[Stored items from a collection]
=======

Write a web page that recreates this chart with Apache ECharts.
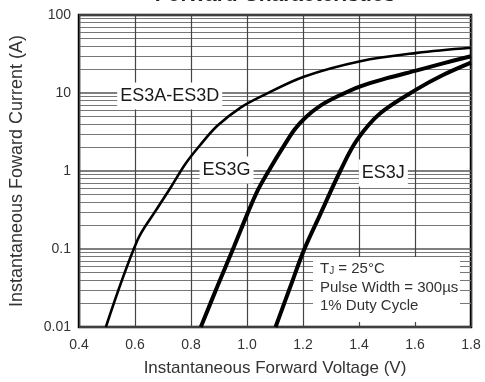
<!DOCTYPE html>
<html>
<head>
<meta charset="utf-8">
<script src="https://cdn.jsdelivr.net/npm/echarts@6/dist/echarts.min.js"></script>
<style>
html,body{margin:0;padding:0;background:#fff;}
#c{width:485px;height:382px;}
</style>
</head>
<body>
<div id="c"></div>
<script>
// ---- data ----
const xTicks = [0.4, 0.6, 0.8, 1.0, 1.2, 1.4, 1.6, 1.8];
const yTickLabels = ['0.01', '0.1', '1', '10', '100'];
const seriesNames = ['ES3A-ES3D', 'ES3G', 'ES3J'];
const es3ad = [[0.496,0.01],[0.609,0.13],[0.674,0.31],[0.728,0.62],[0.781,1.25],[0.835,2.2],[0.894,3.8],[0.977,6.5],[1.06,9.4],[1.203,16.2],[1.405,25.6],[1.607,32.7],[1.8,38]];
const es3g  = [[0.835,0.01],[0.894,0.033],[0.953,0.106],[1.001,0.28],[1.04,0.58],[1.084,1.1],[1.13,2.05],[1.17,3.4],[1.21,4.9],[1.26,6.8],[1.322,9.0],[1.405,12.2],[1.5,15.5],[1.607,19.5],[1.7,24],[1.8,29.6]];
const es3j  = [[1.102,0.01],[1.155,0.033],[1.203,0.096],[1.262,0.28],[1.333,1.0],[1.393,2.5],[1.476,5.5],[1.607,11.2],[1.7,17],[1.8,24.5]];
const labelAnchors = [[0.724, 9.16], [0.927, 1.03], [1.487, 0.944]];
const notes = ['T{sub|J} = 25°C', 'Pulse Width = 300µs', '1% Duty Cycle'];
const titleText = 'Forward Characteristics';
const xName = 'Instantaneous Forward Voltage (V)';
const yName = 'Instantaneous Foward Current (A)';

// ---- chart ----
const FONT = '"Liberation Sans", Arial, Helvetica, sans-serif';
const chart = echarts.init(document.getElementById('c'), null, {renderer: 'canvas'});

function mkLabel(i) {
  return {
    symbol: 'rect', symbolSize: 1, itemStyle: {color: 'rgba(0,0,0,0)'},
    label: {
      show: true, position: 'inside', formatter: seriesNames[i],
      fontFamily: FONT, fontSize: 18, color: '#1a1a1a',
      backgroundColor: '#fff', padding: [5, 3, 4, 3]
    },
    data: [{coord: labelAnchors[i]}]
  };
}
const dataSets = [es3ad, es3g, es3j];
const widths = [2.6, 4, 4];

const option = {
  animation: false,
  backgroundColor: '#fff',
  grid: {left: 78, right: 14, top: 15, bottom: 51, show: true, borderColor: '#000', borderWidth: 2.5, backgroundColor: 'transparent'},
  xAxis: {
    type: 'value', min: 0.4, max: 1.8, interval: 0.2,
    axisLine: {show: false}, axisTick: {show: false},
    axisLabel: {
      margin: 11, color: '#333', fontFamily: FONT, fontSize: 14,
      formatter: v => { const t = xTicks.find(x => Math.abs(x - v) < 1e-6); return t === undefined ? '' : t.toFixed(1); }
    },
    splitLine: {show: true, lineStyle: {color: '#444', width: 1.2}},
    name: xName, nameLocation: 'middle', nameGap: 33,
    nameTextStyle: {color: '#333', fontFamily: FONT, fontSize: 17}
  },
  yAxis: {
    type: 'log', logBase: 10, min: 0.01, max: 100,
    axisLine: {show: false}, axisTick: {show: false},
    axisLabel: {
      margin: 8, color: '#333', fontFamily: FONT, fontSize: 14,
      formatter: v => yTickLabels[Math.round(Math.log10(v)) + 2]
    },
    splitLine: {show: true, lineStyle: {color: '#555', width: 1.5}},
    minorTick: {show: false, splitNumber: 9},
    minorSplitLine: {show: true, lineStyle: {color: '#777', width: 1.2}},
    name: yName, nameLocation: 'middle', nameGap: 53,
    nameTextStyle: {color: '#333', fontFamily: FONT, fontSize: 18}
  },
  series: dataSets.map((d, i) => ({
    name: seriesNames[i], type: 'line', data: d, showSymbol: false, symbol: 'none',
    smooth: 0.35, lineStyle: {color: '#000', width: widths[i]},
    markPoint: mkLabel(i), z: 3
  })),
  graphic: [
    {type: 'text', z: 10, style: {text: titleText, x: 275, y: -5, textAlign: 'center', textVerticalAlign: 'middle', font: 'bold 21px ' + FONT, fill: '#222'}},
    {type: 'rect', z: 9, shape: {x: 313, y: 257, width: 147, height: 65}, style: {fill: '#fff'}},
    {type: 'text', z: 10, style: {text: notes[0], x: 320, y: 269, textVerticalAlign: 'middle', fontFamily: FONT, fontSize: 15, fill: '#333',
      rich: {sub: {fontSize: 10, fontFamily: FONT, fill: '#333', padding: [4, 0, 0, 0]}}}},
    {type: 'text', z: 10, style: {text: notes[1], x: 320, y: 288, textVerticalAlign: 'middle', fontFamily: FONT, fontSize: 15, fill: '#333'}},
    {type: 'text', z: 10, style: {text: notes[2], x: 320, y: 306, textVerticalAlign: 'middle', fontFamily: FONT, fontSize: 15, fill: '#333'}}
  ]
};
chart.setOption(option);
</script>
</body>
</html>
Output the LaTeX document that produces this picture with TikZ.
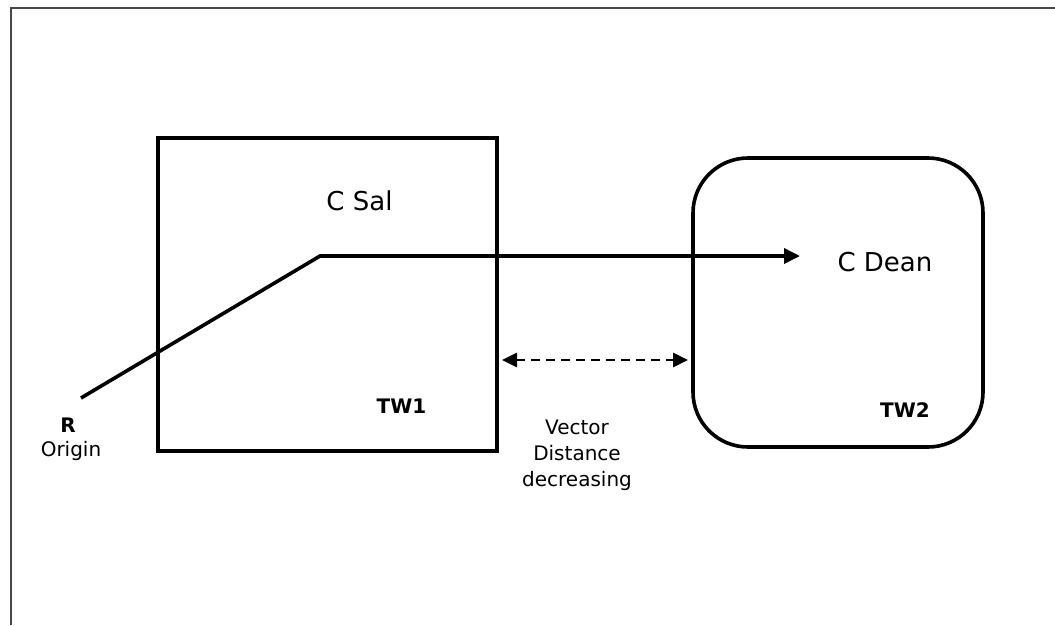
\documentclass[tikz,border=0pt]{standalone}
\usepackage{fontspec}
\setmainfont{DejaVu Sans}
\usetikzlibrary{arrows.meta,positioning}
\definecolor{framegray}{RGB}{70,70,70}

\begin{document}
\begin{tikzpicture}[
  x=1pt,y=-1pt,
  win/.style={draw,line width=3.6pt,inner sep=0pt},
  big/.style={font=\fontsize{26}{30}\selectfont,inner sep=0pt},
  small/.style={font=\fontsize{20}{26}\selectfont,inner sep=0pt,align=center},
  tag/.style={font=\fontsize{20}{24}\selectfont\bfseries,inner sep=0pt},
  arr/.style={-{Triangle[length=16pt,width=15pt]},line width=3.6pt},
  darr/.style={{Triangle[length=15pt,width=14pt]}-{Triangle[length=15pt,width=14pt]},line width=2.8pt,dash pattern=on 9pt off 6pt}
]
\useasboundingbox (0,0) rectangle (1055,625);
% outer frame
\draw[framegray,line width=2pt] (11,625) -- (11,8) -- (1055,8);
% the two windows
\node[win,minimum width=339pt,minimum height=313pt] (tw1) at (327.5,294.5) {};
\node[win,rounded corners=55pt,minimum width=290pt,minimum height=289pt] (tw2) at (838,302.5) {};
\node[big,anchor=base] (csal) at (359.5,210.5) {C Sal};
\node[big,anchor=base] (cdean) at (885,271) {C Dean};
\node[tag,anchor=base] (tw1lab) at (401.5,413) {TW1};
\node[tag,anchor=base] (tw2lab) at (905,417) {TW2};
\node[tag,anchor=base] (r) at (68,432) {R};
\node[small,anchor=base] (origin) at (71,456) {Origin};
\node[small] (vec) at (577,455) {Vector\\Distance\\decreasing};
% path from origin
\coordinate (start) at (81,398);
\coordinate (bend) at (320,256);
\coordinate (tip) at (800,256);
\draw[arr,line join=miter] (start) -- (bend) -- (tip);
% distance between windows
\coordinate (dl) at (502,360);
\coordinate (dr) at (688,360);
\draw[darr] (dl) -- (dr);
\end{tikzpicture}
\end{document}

=======

*TASK*.
Quote each entry above verbatim and drop the pictures.

*FINISHED ANSWER*.
Write a web page that recreates this chart with Apache ECharts.
<!DOCTYPE html>
<html>
<head>
<meta charset="utf-8">
<script src="https://cdn.jsdelivr.net/npm/echarts@6/dist/echarts.min.js"></script>
<style>
html,body{margin:0;padding:0;background:#fff;}
#c{width:485px;height:382px;}
</style>
</head>
<body>
<div id="c"></div>
<script>
// ---- data ----
const xTicks = [0.4, 0.6, 0.8, 1.0, 1.2, 1.4, 1.6, 1.8];
const yTickLabels = ['0.01', '0.1', '1', '10', '100'];
const seriesNames = ['ES3A-ES3D', 'ES3G', 'ES3J'];
const es3ad = [[0.496,0.01],[0.609,0.13],[0.674,0.31],[0.728,0.62],[0.781,1.25],[0.835,2.2],[0.894,3.8],[0.977,6.5],[1.06,9.4],[1.203,16.2],[1.405,25.6],[1.607,32.7],[1.8,38]];
const es3g  = [[0.835,0.01],[0.894,0.033],[0.953,0.106],[1.001,0.28],[1.04,0.58],[1.084,1.1],[1.13,2.05],[1.17,3.4],[1.21,4.9],[1.26,6.8],[1.322,9.0],[1.405,12.2],[1.5,15.5],[1.607,19.5],[1.7,24],[1.8,29.6]];
const es3j  = [[1.102,0.01],[1.155,0.033],[1.203,0.096],[1.262,0.28],[1.333,1.0],[1.393,2.5],[1.476,5.5],[1.607,11.2],[1.7,17],[1.8,24.5]];
const labelAnchors = [[0.724, 9.16], [0.927, 1.03], [1.487, 0.944]];
const notes = ['T{sub|J} = 25°C', 'Pulse Width = 300µs', '1% Duty Cycle'];
const titleText = 'Forward Characteristics';
const xName = 'Instantaneous Forward Voltage (V)';
const yName = 'Instantaneous Foward Current (A)';

// ---- chart ----
const FONT = '"Liberation Sans", Arial, Helvetica, sans-serif';
const chart = echarts.init(document.getElementById('c'), null, {renderer: 'canvas'});

function mkLabel(i) {
  return {
    symbol: 'rect', symbolSize: 1, itemStyle: {color: 'rgba(0,0,0,0)'},
    label: {
      show: true, position: 'inside', formatter: seriesNames[i],
      fontFamily: FONT, fontSize: 18, color: '#1a1a1a',
      backgroundColor: '#fff', padding: [5, 3, 4, 3]
    },
    data: [{coord: labelAnchors[i]}]
  };
}
const dataSets = [es3ad, es3g, es3j];
const widths = [2.6, 4, 4];

const option = {
  animation: false,
  backgroundColor: '#fff',
  grid: {left: 78, right: 14, top: 15, bottom: 51, show: true, borderColor: '#000', borderWidth: 2.5, backgroundColor: 'transparent'},
  xAxis: {
    type: 'value', min: 0.4, max: 1.8, interval: 0.2,
    axisLine: {show: false}, axisTick: {show: false},
    axisLabel: {
      margin: 11, color: '#333', fontFamily: FONT, fontSize: 14,
      formatter: v => { const t = xTicks.find(x => Math.abs(x - v) < 1e-6); return t === undefined ? '' : t.toFixed(1); }
    },
    splitLine: {show: true, lineStyle: {color: '#444', width: 1.2}},
    name: xName, nameLocation: 'middle', nameGap: 33,
    nameTextStyle: {color: '#333', fontFamily: FONT, fontSize: 17}
  },
  yAxis: {
    type: 'log', logBase: 10, min: 0.01, max: 100,
    axisLine: {show: false}, axisTick: {show: false},
    axisLabel: {
      margin: 8, color: '#333', fontFamily: FONT, fontSize: 14,
      formatter: v => yTickLabels[Math.round(Math.log10(v)) + 2]
    },
    splitLine: {show: true, lineStyle: {color: '#555', width: 1.5}},
    minorTick: {show: false, splitNumber: 9},
    minorSplitLine: {show: true, lineStyle: {color: '#777', width: 1.2}},
    name: yName, nameLocation: 'middle', nameGap: 53,
    nameTextStyle: {color: '#333', fontFamily: FONT, fontSize: 18}
  },
  series: dataSets.map((d, i) => ({
    name: seriesNames[i], type: 'line', data: d, showSymbol: false, symbol: 'none',
    smooth: 0.35, lineStyle: {color: '#000', width: widths[i]},
    markPoint: mkLabel(i), z: 3
  })),
  graphic: [
    {type: 'text', z: 10, style: {text: titleText, x: 275, y: -5, textAlign: 'center', textVerticalAlign: 'middle', font: 'bold 21px ' + FONT, fill: '#222'}},
    {type: 'rect', z: 9, shape: {x: 313, y: 257, width: 147, height: 65}, style: {fill: '#fff'}},
    {type: 'text', z: 10, style: {text: notes[0], x: 320, y: 269, textVerticalAlign: 'middle', fontFamily: FONT, fontSize: 15, fill: '#333',
      rich: {sub: {fontSize: 10, fontFamily: FONT, fill: '#333', padding: [4, 0, 0, 0]}}}},
    {type: 'text', z: 10, style: {text: notes[1], x: 320, y: 288, textVerticalAlign: 'middle', fontFamily: FONT, fontSize: 15, fill: '#333'}},
    {type: 'text', z: 10, style: {text: notes[2], x: 320, y: 306, textVerticalAlign: 'middle', fontFamily: FONT, fontSize: 15, fill: '#333'}}
  ]
};
chart.setOption(option);
</script>
</body>
</html>
Output the LaTeX document that produces this picture with TikZ.
\documentclass[tikz,border=0pt]{standalone}
\usepackage{fontspec}
\setmainfont{DejaVu Sans}
\usetikzlibrary{arrows.meta,positioning}
\definecolor{framegray}{RGB}{70,70,70}

\begin{document}
\begin{tikzpicture}[
  x=1pt,y=-1pt,
  win/.style={draw,line width=3.6pt,inner sep=0pt},
  big/.style={font=\fontsize{26}{30}\selectfont,inner sep=0pt},
  small/.style={font=\fontsize{20}{26}\selectfont,inner sep=0pt,align=center},
  tag/.style={font=\fontsize{20}{24}\selectfont\bfseries,inner sep=0pt},
  arr/.style={-{Triangle[length=16pt,width=15pt]},line width=3.6pt},
  darr/.style={{Triangle[length=15pt,width=14pt]}-{Triangle[length=15pt,width=14pt]},line width=2.8pt,dash pattern=on 9pt off 6pt}
]
\useasboundingbox (0,0) rectangle (1055,625);
% outer frame
\draw[framegray,line width=2pt] (11,625) -- (11,8) -- (1055,8);
% the two windows
\node[win,minimum width=339pt,minimum height=313pt] (tw1) at (327.5,294.5) {};
\node[win,rounded corners=55pt,minimum width=290pt,minimum height=289pt] (tw2) at (838,302.5) {};
\node[big,anchor=base] (csal) at (359.5,210.5) {C Sal};
\node[big,anchor=base] (cdean) at (885,271) {C Dean};
\node[tag,anchor=base] (tw1lab) at (401.5,413) {TW1};
\node[tag,anchor=base] (tw2lab) at (905,417) {TW2};
\node[tag,anchor=base] (r) at (68,432) {R};
\node[small,anchor=base] (origin) at (71,456) {Origin};
\node[small] (vec) at (577,455) {Vector\\Distance\\decreasing};
% path from origin
\coordinate (start) at (81,398);
\coordinate (bend) at (320,256);
\coordinate (tip) at (800,256);
\draw[arr,line join=miter] (start) -- (bend) -- (tip);
% distance between windows
\coordinate (dl) at (502,360);
\coordinate (dr) at (688,360);
\draw[darr] (dl) -- (dr);
\end{tikzpicture}
\end{document}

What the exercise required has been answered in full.